Gravity Recovery and Climate Experiment (GRACE)
The twin-spacecraft Gravity Recovery and Climate Experiment (GRACE) mission measures changes in the Earth’s gravity with unprecedented accuracy, providing crucial information about the distribution and transport of mass within the Earth system’s surface and deep ocean currents, surface and ground water storage, ice sheets and glaciers, and other hydrological and terrestrial features.
GRACE was launched on March 17, 2002 as a joint mission of NASA and German Aerospace Center (DLR). GRACE was selected in 1997 as second mission in NASA’s Earth System Science Pathfinder (ESSP) program. Dr. Byron Tapley was the Principal Investigator responsible for the mission. Originally planned as a 5 year mission, GRACE collected valuable data for over 15 years and finally decommissioned in 2017 due to loss in battery capacity on one of the satellites.

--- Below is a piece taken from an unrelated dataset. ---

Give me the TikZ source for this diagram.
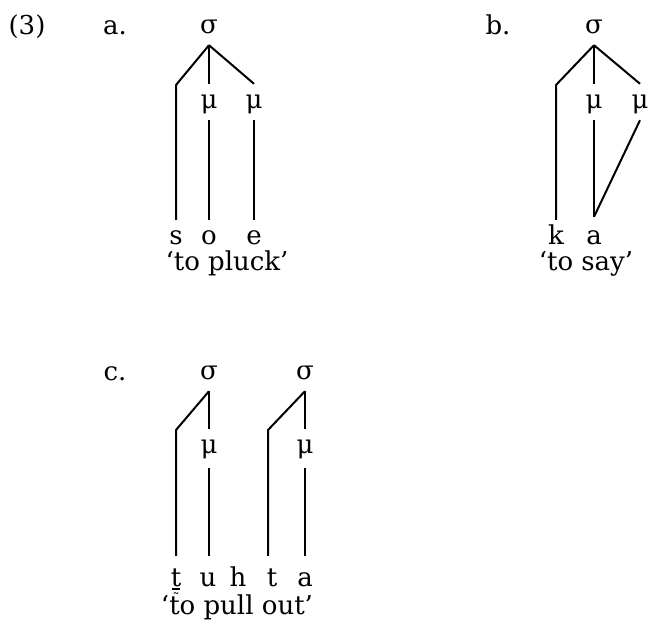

Over the 15 years GRACE provided scientists with unprecedented information about the Earth system. Scientists use measurements of very small changes in the separation of the two satellites in low Earth orbit to calculate local changes in gravitational field caused by mass variations in the Earth. Those measurements can, in turn, be used to track motions of water around the Earth caused by seasonal patterns and climate processes.
“Using cutting-edge technology to make exquisitely precise distance measurements, GRACE improved our scientific understanding of our complex home planet, while at the same time providing information — such as measurements related to ground water, drought and aquifer water storage changes worldwide — that was used in the U.S. and internationally to improve the accuracy of environmental monitoring and forecasts,” said Michael Freilich, then director of NASA’s Earth science division, in a statement.
CSR is the home institution of the PI of the GRACE mission, Dr. Byron Tapley. The team at CSR lead the mission design and development of the system requirements in collaboration with NASA-JPL. The team at CSR was also responsible for the science operations management and science data system for the mission.